Where does the string "seaborn" appear in the records? Copy every line that contains it.

◇ ◇ ◇ ◇ ◇ ◇ ◇

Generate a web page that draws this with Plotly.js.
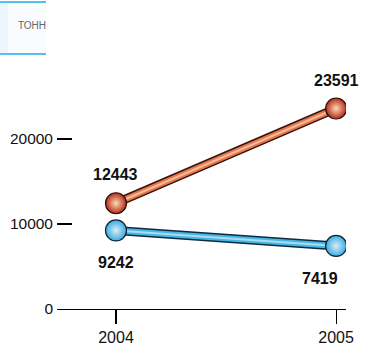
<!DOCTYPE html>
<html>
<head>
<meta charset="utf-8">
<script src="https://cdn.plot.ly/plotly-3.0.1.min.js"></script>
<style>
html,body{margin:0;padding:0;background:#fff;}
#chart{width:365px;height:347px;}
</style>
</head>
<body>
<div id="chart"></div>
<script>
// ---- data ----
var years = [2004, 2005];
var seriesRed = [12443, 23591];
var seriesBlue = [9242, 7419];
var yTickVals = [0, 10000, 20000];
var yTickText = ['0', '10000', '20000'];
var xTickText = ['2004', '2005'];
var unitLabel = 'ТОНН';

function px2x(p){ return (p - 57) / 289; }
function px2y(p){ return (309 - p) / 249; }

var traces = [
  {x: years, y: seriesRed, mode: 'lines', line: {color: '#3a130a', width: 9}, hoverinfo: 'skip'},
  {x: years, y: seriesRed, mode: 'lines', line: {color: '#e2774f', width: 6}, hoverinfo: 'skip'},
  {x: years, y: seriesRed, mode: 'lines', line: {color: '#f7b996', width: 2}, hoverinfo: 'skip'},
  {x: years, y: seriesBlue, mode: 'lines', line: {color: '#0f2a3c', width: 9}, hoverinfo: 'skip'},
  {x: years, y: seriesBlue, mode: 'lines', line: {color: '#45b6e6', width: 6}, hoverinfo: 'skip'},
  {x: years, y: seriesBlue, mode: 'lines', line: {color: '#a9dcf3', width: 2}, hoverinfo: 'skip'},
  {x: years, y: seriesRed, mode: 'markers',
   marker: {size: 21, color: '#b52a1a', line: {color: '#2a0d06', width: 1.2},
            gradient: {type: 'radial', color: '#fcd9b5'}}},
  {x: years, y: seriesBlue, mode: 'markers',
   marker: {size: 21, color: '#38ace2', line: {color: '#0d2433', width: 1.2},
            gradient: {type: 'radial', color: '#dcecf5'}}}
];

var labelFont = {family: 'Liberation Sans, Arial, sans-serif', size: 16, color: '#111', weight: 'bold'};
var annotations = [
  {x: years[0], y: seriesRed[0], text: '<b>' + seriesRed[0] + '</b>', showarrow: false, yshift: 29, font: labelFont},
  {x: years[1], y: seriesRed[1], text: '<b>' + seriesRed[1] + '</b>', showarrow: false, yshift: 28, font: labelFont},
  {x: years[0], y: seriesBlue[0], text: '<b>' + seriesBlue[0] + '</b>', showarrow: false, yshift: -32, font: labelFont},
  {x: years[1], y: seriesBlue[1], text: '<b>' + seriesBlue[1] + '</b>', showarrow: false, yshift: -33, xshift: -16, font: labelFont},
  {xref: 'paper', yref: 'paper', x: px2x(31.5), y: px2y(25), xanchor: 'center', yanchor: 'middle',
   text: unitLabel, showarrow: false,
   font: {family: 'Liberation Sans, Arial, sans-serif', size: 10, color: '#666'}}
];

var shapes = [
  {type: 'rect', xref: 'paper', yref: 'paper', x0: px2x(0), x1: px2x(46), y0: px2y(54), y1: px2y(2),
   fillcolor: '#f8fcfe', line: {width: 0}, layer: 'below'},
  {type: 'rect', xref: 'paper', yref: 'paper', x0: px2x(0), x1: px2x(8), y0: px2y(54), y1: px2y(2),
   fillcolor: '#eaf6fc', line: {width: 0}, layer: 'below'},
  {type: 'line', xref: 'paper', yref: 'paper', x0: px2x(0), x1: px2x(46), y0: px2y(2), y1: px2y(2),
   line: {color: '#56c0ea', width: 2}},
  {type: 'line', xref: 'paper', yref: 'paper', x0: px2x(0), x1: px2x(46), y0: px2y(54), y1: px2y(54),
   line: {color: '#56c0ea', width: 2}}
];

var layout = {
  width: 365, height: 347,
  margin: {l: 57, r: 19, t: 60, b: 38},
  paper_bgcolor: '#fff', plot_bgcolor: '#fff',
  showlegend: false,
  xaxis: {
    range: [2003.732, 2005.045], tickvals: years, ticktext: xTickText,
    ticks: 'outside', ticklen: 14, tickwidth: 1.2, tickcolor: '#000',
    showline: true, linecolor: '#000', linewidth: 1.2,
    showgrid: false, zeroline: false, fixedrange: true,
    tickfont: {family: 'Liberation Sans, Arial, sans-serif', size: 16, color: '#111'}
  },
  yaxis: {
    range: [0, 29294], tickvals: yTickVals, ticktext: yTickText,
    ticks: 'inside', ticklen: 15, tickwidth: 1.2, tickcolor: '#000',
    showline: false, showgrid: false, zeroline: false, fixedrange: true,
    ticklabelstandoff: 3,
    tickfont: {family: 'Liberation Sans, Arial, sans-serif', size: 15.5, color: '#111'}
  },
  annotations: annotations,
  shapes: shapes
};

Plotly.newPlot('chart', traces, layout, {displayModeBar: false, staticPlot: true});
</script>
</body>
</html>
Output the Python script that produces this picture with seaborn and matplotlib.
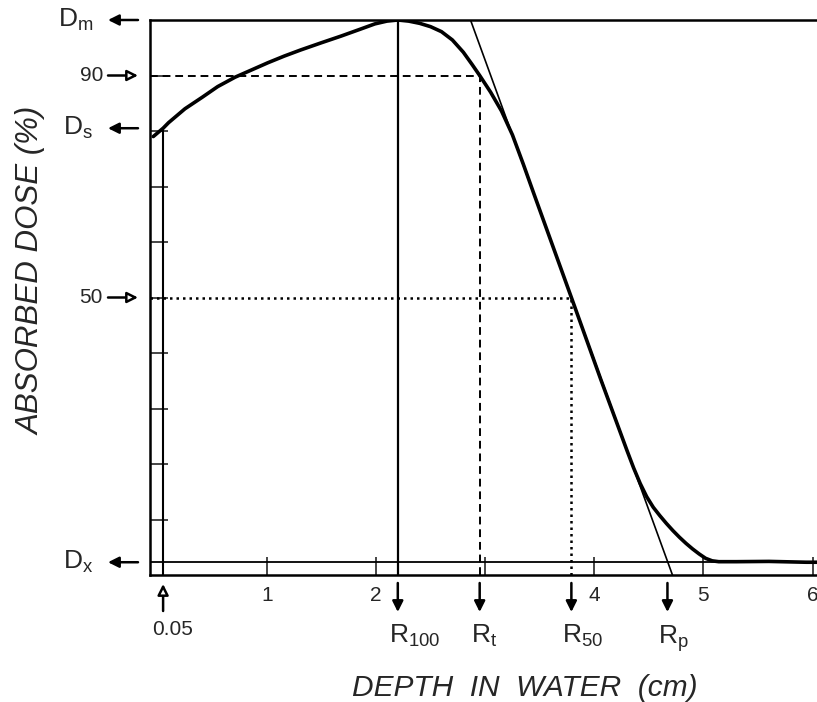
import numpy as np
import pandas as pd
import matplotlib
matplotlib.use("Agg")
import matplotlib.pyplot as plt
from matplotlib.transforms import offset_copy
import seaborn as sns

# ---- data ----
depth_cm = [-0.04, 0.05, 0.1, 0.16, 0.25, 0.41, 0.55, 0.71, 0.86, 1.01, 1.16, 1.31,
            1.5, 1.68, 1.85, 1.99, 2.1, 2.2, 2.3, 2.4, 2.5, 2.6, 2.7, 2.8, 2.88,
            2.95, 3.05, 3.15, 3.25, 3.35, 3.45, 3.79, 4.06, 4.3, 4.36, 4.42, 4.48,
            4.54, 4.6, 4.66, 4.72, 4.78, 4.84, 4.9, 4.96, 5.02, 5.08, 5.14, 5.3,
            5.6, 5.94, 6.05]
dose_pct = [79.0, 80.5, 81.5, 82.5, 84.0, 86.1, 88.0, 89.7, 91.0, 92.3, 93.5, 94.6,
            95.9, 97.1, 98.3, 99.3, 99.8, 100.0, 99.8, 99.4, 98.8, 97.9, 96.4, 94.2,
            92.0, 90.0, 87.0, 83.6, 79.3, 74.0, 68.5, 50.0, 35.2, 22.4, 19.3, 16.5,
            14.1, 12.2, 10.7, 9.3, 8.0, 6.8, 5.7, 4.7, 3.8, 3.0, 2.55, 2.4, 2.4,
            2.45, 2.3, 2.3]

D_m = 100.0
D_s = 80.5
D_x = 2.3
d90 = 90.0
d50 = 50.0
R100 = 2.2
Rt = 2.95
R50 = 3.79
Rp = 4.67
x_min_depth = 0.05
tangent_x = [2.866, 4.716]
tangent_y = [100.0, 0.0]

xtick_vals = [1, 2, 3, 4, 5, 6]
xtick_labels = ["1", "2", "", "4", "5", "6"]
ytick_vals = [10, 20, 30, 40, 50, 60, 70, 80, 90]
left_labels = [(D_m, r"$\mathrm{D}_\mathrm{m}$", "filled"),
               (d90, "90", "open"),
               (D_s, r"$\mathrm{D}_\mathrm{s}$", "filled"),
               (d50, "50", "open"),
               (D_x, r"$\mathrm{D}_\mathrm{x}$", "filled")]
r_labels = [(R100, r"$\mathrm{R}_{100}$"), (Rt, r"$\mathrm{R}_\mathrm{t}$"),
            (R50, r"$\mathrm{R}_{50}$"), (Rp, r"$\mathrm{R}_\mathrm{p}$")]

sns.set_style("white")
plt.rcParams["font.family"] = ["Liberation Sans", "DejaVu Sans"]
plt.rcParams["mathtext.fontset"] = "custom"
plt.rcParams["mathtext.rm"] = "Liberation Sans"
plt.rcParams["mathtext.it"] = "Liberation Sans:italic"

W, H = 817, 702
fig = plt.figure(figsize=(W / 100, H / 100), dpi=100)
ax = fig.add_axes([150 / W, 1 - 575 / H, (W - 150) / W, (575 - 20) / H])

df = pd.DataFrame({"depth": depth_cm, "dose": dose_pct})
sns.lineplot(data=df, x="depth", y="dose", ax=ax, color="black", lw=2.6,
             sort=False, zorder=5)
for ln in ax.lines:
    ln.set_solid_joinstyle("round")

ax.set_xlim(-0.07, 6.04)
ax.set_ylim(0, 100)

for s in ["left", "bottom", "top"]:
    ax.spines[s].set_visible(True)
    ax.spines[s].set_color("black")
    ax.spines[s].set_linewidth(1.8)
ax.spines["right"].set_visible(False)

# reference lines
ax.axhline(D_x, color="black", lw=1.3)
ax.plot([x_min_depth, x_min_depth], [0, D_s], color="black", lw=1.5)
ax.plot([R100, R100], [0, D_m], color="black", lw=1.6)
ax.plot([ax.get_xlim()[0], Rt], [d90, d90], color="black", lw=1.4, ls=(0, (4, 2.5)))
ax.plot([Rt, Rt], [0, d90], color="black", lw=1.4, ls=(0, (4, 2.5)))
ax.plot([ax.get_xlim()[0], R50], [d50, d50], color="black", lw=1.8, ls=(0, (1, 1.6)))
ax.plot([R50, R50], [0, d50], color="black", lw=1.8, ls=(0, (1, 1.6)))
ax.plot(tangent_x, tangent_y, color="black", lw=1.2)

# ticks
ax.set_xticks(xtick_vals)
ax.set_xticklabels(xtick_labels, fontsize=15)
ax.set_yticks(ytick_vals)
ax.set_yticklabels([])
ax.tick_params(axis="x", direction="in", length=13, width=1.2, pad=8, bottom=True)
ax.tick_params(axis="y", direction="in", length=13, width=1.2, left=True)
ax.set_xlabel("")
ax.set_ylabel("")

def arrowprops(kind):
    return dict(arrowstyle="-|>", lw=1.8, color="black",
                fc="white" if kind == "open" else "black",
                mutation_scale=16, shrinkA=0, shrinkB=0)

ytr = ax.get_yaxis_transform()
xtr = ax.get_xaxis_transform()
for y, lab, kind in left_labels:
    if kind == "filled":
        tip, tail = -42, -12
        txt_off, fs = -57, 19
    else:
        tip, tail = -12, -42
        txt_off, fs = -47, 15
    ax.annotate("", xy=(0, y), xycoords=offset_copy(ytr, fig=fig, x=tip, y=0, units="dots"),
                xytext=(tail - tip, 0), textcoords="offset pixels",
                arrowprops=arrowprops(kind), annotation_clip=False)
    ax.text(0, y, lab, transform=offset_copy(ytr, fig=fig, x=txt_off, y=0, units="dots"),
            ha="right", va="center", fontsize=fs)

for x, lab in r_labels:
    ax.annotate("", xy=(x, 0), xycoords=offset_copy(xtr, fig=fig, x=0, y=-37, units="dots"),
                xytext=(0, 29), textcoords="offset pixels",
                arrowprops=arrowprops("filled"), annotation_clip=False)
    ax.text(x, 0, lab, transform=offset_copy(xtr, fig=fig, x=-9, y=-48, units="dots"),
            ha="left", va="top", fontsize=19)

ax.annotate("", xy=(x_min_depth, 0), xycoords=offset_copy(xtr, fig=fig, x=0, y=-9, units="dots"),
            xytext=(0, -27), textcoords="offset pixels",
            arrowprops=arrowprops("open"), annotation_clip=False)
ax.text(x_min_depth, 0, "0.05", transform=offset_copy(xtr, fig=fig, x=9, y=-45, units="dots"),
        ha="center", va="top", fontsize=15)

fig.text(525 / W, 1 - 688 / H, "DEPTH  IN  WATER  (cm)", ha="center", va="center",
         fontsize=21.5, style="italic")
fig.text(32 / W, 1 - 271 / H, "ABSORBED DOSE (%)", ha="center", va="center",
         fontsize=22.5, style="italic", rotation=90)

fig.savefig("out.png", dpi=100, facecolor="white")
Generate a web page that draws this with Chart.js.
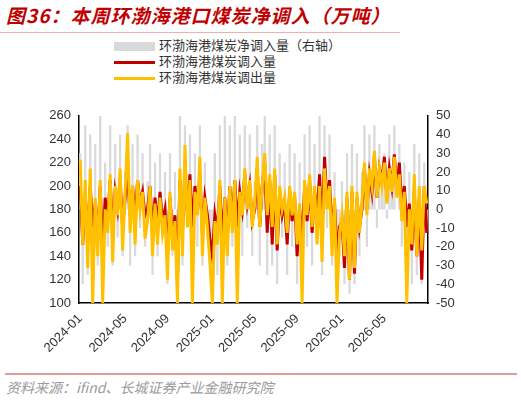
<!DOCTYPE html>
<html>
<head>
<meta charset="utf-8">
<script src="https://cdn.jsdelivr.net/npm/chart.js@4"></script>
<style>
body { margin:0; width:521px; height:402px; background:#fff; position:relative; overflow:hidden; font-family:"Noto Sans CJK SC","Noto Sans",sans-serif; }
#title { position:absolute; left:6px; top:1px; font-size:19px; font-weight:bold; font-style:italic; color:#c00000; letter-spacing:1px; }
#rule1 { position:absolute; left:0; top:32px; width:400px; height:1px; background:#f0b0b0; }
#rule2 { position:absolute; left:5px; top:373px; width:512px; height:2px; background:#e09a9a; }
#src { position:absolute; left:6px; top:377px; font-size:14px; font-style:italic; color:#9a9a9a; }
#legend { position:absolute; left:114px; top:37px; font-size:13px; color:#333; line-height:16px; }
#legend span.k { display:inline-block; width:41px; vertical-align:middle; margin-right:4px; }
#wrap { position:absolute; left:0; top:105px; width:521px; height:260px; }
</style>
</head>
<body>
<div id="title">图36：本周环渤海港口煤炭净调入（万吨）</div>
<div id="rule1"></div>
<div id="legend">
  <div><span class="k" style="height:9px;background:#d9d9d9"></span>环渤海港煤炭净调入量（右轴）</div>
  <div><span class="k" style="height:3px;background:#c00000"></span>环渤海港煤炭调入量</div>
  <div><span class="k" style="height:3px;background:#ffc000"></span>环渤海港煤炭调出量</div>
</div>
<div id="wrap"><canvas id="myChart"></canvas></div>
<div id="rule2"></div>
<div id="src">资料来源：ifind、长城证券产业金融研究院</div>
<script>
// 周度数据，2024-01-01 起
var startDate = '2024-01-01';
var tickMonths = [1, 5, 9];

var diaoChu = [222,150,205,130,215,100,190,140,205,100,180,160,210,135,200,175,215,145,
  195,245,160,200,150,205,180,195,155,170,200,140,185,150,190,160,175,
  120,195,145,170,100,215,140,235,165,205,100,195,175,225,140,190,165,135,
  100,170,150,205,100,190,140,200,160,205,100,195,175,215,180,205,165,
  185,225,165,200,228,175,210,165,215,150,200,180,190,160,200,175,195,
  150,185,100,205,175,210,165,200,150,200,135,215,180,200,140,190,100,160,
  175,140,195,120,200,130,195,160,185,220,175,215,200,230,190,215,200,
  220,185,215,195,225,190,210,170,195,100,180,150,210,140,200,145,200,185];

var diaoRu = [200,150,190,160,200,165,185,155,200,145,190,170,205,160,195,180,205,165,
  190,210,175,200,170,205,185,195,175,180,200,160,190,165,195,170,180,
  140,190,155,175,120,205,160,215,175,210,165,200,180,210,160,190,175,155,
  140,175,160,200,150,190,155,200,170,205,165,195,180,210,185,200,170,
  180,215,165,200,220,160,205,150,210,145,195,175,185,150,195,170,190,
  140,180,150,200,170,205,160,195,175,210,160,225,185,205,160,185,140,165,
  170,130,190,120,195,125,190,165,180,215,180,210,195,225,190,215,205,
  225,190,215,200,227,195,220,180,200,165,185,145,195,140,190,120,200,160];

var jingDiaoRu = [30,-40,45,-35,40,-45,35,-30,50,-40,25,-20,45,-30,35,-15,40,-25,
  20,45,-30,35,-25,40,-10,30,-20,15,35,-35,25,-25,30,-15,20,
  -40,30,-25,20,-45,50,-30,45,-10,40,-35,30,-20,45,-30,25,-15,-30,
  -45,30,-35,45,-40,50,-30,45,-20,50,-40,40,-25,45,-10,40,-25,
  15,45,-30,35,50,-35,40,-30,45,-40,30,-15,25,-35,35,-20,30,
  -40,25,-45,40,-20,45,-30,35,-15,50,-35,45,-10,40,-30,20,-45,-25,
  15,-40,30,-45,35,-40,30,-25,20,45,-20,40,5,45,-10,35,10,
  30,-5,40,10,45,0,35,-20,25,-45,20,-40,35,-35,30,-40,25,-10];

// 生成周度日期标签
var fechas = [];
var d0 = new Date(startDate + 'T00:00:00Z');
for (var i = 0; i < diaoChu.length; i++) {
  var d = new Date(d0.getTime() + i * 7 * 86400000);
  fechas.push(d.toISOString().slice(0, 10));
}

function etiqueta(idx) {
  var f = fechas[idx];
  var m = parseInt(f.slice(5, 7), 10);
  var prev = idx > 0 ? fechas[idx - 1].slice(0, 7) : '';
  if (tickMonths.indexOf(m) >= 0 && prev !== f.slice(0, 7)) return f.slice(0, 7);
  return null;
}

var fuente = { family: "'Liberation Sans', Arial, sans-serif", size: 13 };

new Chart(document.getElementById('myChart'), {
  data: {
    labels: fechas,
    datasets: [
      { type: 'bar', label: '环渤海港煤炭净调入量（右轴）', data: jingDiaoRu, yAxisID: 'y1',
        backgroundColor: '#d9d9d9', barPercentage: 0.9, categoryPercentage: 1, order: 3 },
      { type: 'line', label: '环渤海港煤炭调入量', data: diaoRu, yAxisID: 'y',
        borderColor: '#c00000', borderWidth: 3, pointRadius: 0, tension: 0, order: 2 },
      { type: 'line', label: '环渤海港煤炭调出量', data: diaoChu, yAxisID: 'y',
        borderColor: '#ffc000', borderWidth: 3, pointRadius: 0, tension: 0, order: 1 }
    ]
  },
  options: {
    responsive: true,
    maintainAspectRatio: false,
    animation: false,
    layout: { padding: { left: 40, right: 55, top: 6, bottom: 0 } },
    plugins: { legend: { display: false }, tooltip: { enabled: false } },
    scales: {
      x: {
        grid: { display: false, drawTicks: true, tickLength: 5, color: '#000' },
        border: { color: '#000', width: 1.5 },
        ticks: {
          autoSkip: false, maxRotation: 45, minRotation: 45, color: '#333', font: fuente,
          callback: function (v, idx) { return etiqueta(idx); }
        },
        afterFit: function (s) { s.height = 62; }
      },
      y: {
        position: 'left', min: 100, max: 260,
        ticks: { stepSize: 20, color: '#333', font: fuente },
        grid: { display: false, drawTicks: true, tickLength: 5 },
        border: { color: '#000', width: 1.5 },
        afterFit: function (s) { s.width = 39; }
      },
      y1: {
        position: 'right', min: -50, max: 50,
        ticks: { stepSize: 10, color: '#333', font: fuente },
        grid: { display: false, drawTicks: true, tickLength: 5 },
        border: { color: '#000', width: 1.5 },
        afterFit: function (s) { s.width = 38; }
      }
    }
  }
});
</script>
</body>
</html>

◇ ◇ ◇ ◇ ◇ ◇ ◇

Result for this task »
Output the Python script that produces this picture with seaborn and matplotlib.
import seaborn as sns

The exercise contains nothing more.